A study by researchers from the University of Maryland, Urban Emissions Info, University of Massachusetts Amherst and Texas Tech University, published by the National Academy of Sciences of the USA, has found that 78,000 deaths in India were already attributable to coal plants in 2018, the base year for the study. If all coal plants in the pipeline were set up, deaths linked to them would go up to 1,12,000 annually. And the lifetime impact of these new plants is estimated to be 8,44,000 premature deaths.
“We first run the model using estimates of emissions of PM2.5, NOx and SO2 from all sources except power plants in 2018… We run the model again, adding power plant emissions from 2018… In the third run, we add emissions from planned plants,” lead author Dr Maureen Cropper told TOI. Then, mortality was calculated for stroke, ischemic heart disease, chronic obstructive pulmonary disease, lower respiratory infections, diabetes mellitus and lung cancer.

They found that ambient PM2.5 in 2018 was 53.5µg/m3 — higher in the Indo-Gangetic plain and in areas with high coal-powered plants than in southern India — which would increase to 55.9µg/m3 if all planned plants started operating. With new plants, the share of coal-fired power plants to PM2.5 would go up from 9% in 2018 to 13% by 2030 across the country.
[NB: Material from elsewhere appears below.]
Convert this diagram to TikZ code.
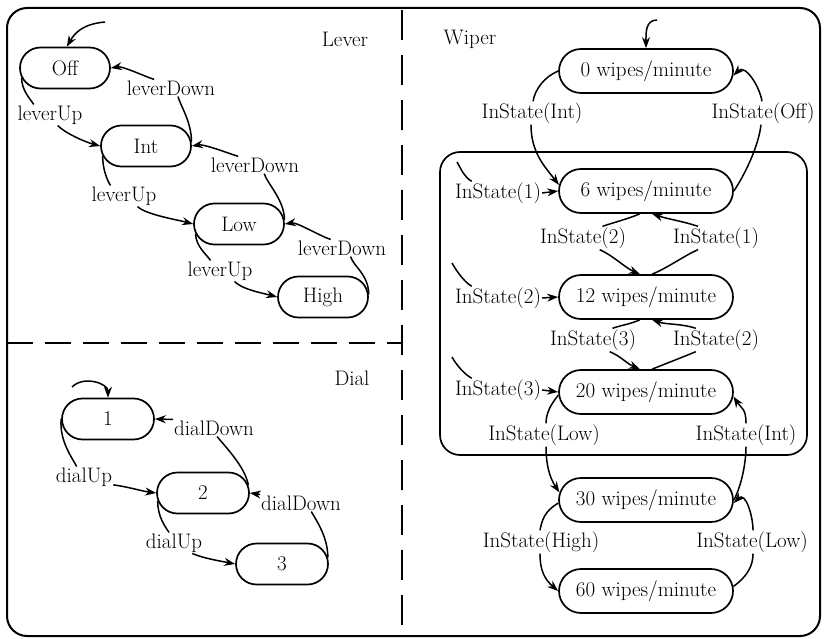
\documentclass[tikz,border=0pt]{standalone}
\usetikzlibrary{shapes.misc,arrows.meta}
\begin{document}
\begin{tikzpicture}[x=1pt,y=-1pt,
  txt/.style={font=\fontsize{21}{25}\selectfont},
  state/.style={rounded rectangle, draw, line width=1.7pt, minimum width=90pt, minimum height=41pt, inner sep=0pt, txt},
  wstate/.style={state, minimum width=174pt, minimum height=44pt},
  lab/.style={inner sep=1pt, txt},
  tr/.style={line width=1.5pt},
  arr/.style={tr, -{Stealth[length=11pt,width=8pt]}},
  frame/.style={line width=2pt},
  vsepline/.style={line width=1.8pt, dash pattern=on 30pt off 15pt},
  hsepline/.style={line width=1.8pt, dash pattern=on 26pt off 12pt}]
\useasboundingbox (0,0) rectangle (824,639);
% frames
\draw[frame, rounded corners=20pt] (7,8) rectangle (820,636);
\draw[vsepline] (402,10) -- (402,636);
\draw[hsepline] (7,343) -- (402,343);
\draw[line width=1.7pt, rounded corners=20pt] (440,152) rectangle (807,455);
% section titles
\node[txt] (tlever) at (345,39) {Lever};
\node[txt] (twiper) at (470,39) {Wiper};
\node[txt] (tdial) at (352,378) {Dial};
% ---------------- Lever ----------------
\node[state] (off) at (65,68) {Off};
\node[state] (int) at (146,146) {Int};
\node[state] (low) at (239,224) {Low};
\node[state] (high) at (323,297) {High};
\node[lab] (lu1) at (50,115) {leverUp};
\node[lab] (ld1) at (171,88) {leverDown};
\node[lab] (lu2) at (124,196) {leverUp};
\node[lab] (ld2) at (255,165) {leverDown};
\node[lab] (lu3) at (220,271) {leverUp};
\node[lab] (ld3) at (342,248) {leverDown};
\coordinate (linit) at (105,22);
\draw[arr] (linit) .. controls +(-22,2) and +(8,-14) .. (off.85);
\draw[tr] (off.193) .. controls +(0,12) and +(-4,-6) .. (lu1.147);
\draw[arr] (lu1.-54) .. controls +(8,8) and +(-15,-4) .. (int.west);
\draw[tr] (int.5) .. controls +(0,-20) and +(3,10) .. (ld1.-51);
\draw[arr] (ld1.153) .. controls +(-12,-4) and +(12,-2) .. (off.east);
\draw[tr] (int.193) .. controls +(0,12) and +(-4,-6) .. (lu2.142);
\draw[arr] (lu2.-38) .. controls +(8,8) and +(-15,-4) .. (low.west);
\draw[tr] (low.5) .. controls +(0,-20) and +(3,10) .. (ld2.-43);
\draw[arr] (ld2.153) .. controls +(-12,-4) and +(12,-2) .. (int.east);
\draw[tr] (low.193) .. controls +(0,12) and +(-4,-6) .. (lu3.132);
\draw[arr] (lu3.-36) .. controls +(8,8) and +(-15,-4) .. (high.west);
\draw[tr] (high.3) .. controls +(0,-20) and +(3,10) .. (ld3.-45);
\draw[arr] (ld3.143) .. controls +(-12,-4) and +(12,-2) .. (low.east);
% ---------------- Dial ----------------
\node[state, minimum width=92pt] (d1) at (108,419) {1};
\node[state, minimum width=92pt] (d2) at (203,493) {2};
\node[state, minimum width=92pt] (d3) at (282,564) {3};
\node[lab] (du1) at (84,477) {dialUp};
\node[lab] (dd1) at (214,428) {dialDown};
\node[lab] (du2) at (174,543) {dialUp};
\node[lab] (dd2) at (301,503) {dialDown};
\coordinate (dinit) at (72,387);
\draw[arr] (dinit) .. controls +(12,-12) and +(0,-14) .. (d1.north);
\draw[tr] (d1.west) .. controls +(-2,22) and +(-4,-8) .. (du1.125);
\draw[arr] (du1.-15) .. controls +(15,2) and +(-15,-2) .. (d2.west);
\draw[tr] (d2.10) .. controls +(-3,-18) and +(8,10) .. (dd1.-70);
\draw[arr] (dd1.north west) -- (d1.east);
\draw[tr] (d2.190) .. controls +(0,16) and +(-4,-6) .. (du2.115);
\draw[arr] (du2.-30) .. controls +(12,5) and +(-15,-3) .. (d3.west);
\draw[tr] (d3.8) .. controls +(0,-20) and +(6,10) .. (dd2.-40);
\draw[arr] (dd2.north west) -- (d2.east);
% ---------------- Wiper ----------------
\node[wstate] (w0) at (646,71) {0 wipes/minute};
\node[wstate] (w6) at (646,191) {6 wipes/minute};
\node[wstate] (w12) at (646,297) {12 wipes/minute};
\node[wstate] (w20) at (646,392) {20 wipes/minute};
\node[wstate] (w30) at (646,500) {30 wipes/minute};
\node[wstate] (w60) at (646,591) {60 wipes/minute};
\node[lab] (si1) at (532,113) {InState(Int)};
\node[lab] (so1) at (763,113) {InState(Off)};
\node[lab] (sL1) at (498,193) {InState(1)};
\node[lab] (sL2) at (498,298) {InState(2)};
\node[lab] (sL3) at (498,390) {InState(3)};
\node[lab] (d12) at (583,238) {InState(2)};
\node[lab] (u12) at (716,238) {InState(1)};
\node[lab] (d20) at (593,340) {InState(3)};
\node[lab] (u20) at (716,340) {InState(2)};
\node[lab] (sl) at (544,435) {InState(Low)};
\node[lab] (si2) at (746,435) {InState(Int)};
\node[lab] (sh) at (541,542) {InState(High)};
\node[lab] (sl2) at (752,542) {InState(Low)};
\coordinate (winit) at (657,20);
\draw[arr] (winit) .. controls +(-12,0) and +(0,-14) .. (w0.north);
\draw[tr] (w0.west) .. controls +(-14,6) and +(2,-12) .. (si1.85);
\draw[arr] (si1.-95) .. controls +(0,28) and +(-14,-18) .. (w6.176);
\draw[tr] (w6.east) .. controls +(12,-18) and +(-2,20) .. (so1.-100);
\draw[arr] (so1.95) .. controls +(-2,-14) and +(12,-12) .. (w0.-3);
\coordinate (e1) at (457,162);
\coordinate (e2) at (452,263);
\coordinate (e3) at (452,357);
\draw[tr] (e1) .. controls +(5,9) and +(-7,-4) .. (sL1.156);
\draw[arr] (sL1.east) -- (w6.west);
\draw[tr] (e2) .. controls +(5,9) and +(-7,-4) .. (sL2.156);
\draw[arr] (sL2.east) -- (w12.west);
\draw[tr] (e3) .. controls +(5,9) and +(-7,-4) .. (sL3.156);
\draw[arr] (sL3.east) -- (w20.west);
\draw[tr] (w6.-105) .. controls +(-12,5) and +(12,-4) .. (d12.31);
\draw[arr] (d12.-35) .. controls +(12,5) and +(-14,-6) .. (w12.105);
\draw[tr] (w12.75) .. controls +(15,-6) and +(-12,5) .. (u12.-147);
\draw[arr] (u12.147) .. controls +(-15,-5) and +(15,5) .. (w6.-75);
\draw[tr] (w12.-105) .. controls +(-12,5) and +(12,-4) .. (d20.31);
\draw[arr] (d20.-35) .. controls +(12,5) and +(-14,-6) .. (w20.105);
\draw[tr] (w20.75) .. controls +(15,-6) and +(-12,5) .. (u20.-150);
\draw[arr] (u20.150) .. controls +(-15,-5) and +(15,5) .. (w12.-75);
\draw[tr] (w20.182) .. controls +(-8,10) and +(0,-10) .. (sl.80);
\draw[arr] (sl.-80) .. controls +(0,18) and +(-10,-15) .. (w30.175);
\draw[tr] (w30.east) .. controls +(8,-15) and +(0,15) .. (si2.-90);
\draw[arr] (si2.90) .. controls +(0,-15) and +(8,12) .. (w20.-3);
\draw[tr] (w30.182) .. controls +(-14,8) and +(2,-10) .. (sh.95);
\draw[arr] (sh.-95) .. controls +(0,16) and +(-14,-12) .. (w60.west);
\draw[tr] (w60.3) .. controls +(14,-10) and +(0,12) .. (sl2.-85);
\draw[arr] (sl2.85) .. controls +(0,-14) and +(12,-12) .. (w30.-2);
\end{tikzpicture}
\end{document}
“In Odisha and Jharkhand, where planned plants double installed coal capacity, deaths increase by 50%,” the paper said. “Bihar and West Bengal are downwind of large expansions of capacity in Jharkhand and Odisha and, under the assumption that current pollution control practices continue, will experience significant health impacts from cross-border pollution.”
Two things could change the scale of this impact in opposite ways — households switching to cleaner fuels and full implementation of new air regulations.
“In Bihar, Jharkhand, Odisha, and Chhattisgarh, over 75% households burn solid fuels for cooking; in Uttar Pradesh, West Bengal, Madhya Pradesh, and Rajasthan, approximately two-thirds of households do,” the paper said. “When people are already inhaling a lot of PM2.5 from household air pollution, the impact of power plant emissions is much smaller than if they were not exposed to household air pollution,” Cropper explained.
And while there are regulations for thermal power plant emissions, notified in 2015, they are not being enforced. The study calculated that mere implementation of the 2015 regulations would reduce coal power plant PM2.5 by up to 70% every year.